Royal Navy cyclists take second national title
A team from HMS Raleigh has cycled a combined distance of 1,341 miles (2,158km) to earn the Royal Navy the title of UK national 24-hour time trial champions for the second year running.
Warrant Officer Class 1 Garry ‘Scooby’ Drew, Colour Sergeant Stuart ‘Nutty’ Edwards and former Chief Petty Officer Bob Richards took on some of the best endurance cyclists in the UK to defend the title at this year’s event held at Farndon in Cheshire.
The three men were competing as part of the Royal Navy and Royal Marines Cycling Association (RNRMCA). Each competitor was required to cycle as far as possible on pre-marked dual carriageways, and A and B roads, within the timescale. The trio each achieved a personal best during the competition.
WO1 Drew completed a total of 467.64 miles (752.59km) and rode in to take third place and an individual bronze medal, his first national individual medal.
The 45-year-old from Torpoint took up cycling time trials in 2002 and was part of the winning RNRMCA team last year.
He went into the race having won the Welsh 12-hour time trial with a distance of 270 miles (435km) just three weeks before this event.
WO1 Drew overcame problems with his bike in the 24-hour race, including a detached front light, which was fixed by his support crew, and a broken spoke and a faulty back wheel which required a transfer to his road bike. He said:
I felt confident I could manage around 250 miles [402km] at 12 hours but I wasn’t feeling confident about the second half of the race. At the 100-mile [161km] point I wasn’t feeling comfortable and was beginning to realise it was going to be a long old day.

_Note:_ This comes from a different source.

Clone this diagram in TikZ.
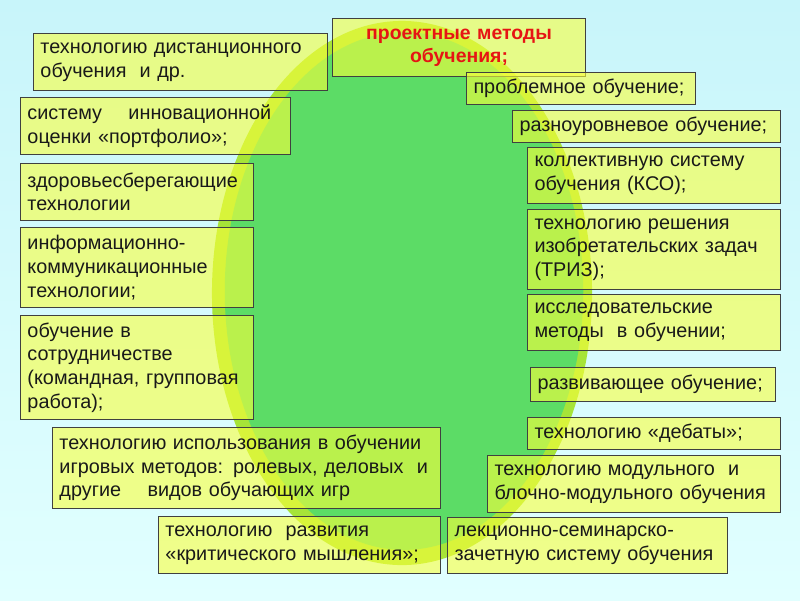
\documentclass[tikz,border=0pt]{standalone}
\usepackage{fontspec}
\setmainfont{Liberation Sans}
\usepackage{xcolor}
\definecolor{bgtop}{RGB}{200,245,250}
\definecolor{bgbot}{RGB}{225,255,255}
\definecolor{rimgreen}{RGB}{166,228,56}
\definecolor{ovalgreen}{RGB}{92,220,102}
\definecolor{boxyellow}{RGB}{250,255,60}
\definecolor{titlered}{RGB}{230,20,20}

\begin{document}
\begin{tikzpicture}[x=0.025cm, y=-0.025cm,
  item/.style={rectangle, draw=black!75, line width=0.7pt,
               fill=boxyellow, fill opacity=0.6, text opacity=1,
               anchor=north west, align=left, inner xsep=0.175cm, inner ysep=0pt,
               font=\fontsize{14.1}{16.8}\selectfont, text=black!90},
  head/.style={item, align=center, text=titlered,
               font=\fontsize{13.8}{16.6}\selectfont\bfseries}
]
\useasboundingbox (0,0) rectangle (800,600);
\shade[top color=bgtop, bottom color=bgbot] (0,0) rectangle (800,600);

% the oval
\fill[rimgreen] (402,293) ellipse [x radius=4.75cm, y radius=6.8cm];
\fill[ovalgreen] (404,291) ellipse [x radius=4.48cm, y radius=6.47cm];

\node[head, text width=5.975cm, minimum height=1.45cm] (proekt) at (332,18) {проектные методы\\обучения;};

\node[item, text width=7.0cm,   minimum height=1.425cm] (dist)  at (33,33)   {технологию дистанционного\\обучения~ и др.};
\node[item, text width=6.4cm,   minimum height=1.425cm] (portf) at (20,97)   {систему~ ~ инновационной\\оценки «портфолио»;};
\node[item, text width=5.475cm, minimum height=1.425cm] (zdor)  at (20,163)  {здоровьесберегающие\\технологии};
\node[item, text width=5.475cm, minimum height=2.0cm]   (ikt)   at (20,227)  {информационно-\\коммуникационные\\технологии;};
\node[item, text width=5.475cm, minimum height=2.6cm]   (sotr)  at (20,315)  {обучение в\\сотрудничестве\\(командная, групповая\\работа);};
\node[item, text width=9.35cm,  minimum height=2.025cm] (igr)   at (52,427)  {технологию использования в обучении\\игровых методов: ролевых, деловых~ и\\другие~ ~ видов обучающих игр};
\node[item, text width=6.7cm,   minimum height=1.425cm] (krit)  at (158,516) {технологию~ развития\\«критического мышления»;};

\node[item, text width=5.375cm, minimum height=0.8cm]   (probl) at (466,72)  {проблемное обучение;};
\node[item, text width=6.35cm,  minimum height=0.8cm]   (razn)  at (512,110) {разноуровневое обучение;};
\node[item, text width=5.975cm, minimum height=1.4cm]   (kso)   at (527,147) {коллективную систему\\обучения (КСО);};
\node[item, text width=5.975cm, minimum height=2.0cm]   (triz)  at (527,209) {технологию решения\\изобретательских задач\\(ТРИЗ);};
\node[item, text width=5.975cm, minimum height=1.4cm]   (issl)  at (527,294) {исследовательские\\методы~ в обучении;};
\node[item, text width=5.775cm, minimum height=0.85cm]  (razv)  at (530,367) {развивающее обучение;};
\node[item, text width=5.975cm, minimum height=0.8cm]   (debat) at (527,417) {технологию «дебаты»;};
\node[item, text width=6.975cm, minimum height=1.425cm] (modul) at (487,455) {технологию модульного~ и\\блочно-модульного обучения};
\node[item, text width=6.65cm,  minimum height=1.4cm]   (lekc)  at (447,517) {лекционно-семинарско-\\зачетную систему обучения};
\end{tikzpicture}
\end{document}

My pace started to pick up and I achieved 248 miles [399km] in the first 12 hours which I was happy with.
My main problem during the second half of the race was lack of nutrition as I couldn’t face anything sweet. I went through a couple of bad patches but settled down again on the finishing circuit.
I had no idea what position I had finished in so I was absolutely delighted when I realised that we had retained the team title and that I had won my first national medal.
Colour Sergeant Edwards, from Plymouth, improved on his performance last year by finishing in fourth place overall, cycling a total of 458.33 miles (737.6km).
He joined the Royal Marines in 1980 and took up cycling as his sport of choice in 2002.
Chief Petty Officer Richards stepped into the breach as a member of the team to fill a gap left by the Royal Navy’s main contender, Chief Petty Officer Sean Childs, who is currently taking time away from competitive cycling.
Chief Petty Officer Richards is employed at HMS Raleigh by VT Flagship. The 53-year-old has been cycling in one form or another since 1972 and started racing in 2005 after joining the RNRMCA.
He achieved 20th place last year and this year clocked up 416.36 miles (670km) to take 14th place.
RNRMCA team captain, Chief Petty Officer Childs, said:
To win a national championship just the once is an amazing feat in itself, but to win it for a second successive year against some of the top endurance cyclists is a major achievement.
This shows that Navy sport can challenge the best when it comes to prolonged activity, where grit and determination is a key fact.
It’s a fitting tribute to Drew and Edwards, who now hold two prestigious honours, but a special mention must go to Richards who showed dogged tenacity to step up to the challenge.
A mention must also go out to the support crew, made up of friends and ex-Service personnel, who were on hand throughout the 24 hours to ensure that all riders were taken care of with plenty of food, liquid and sudocrem.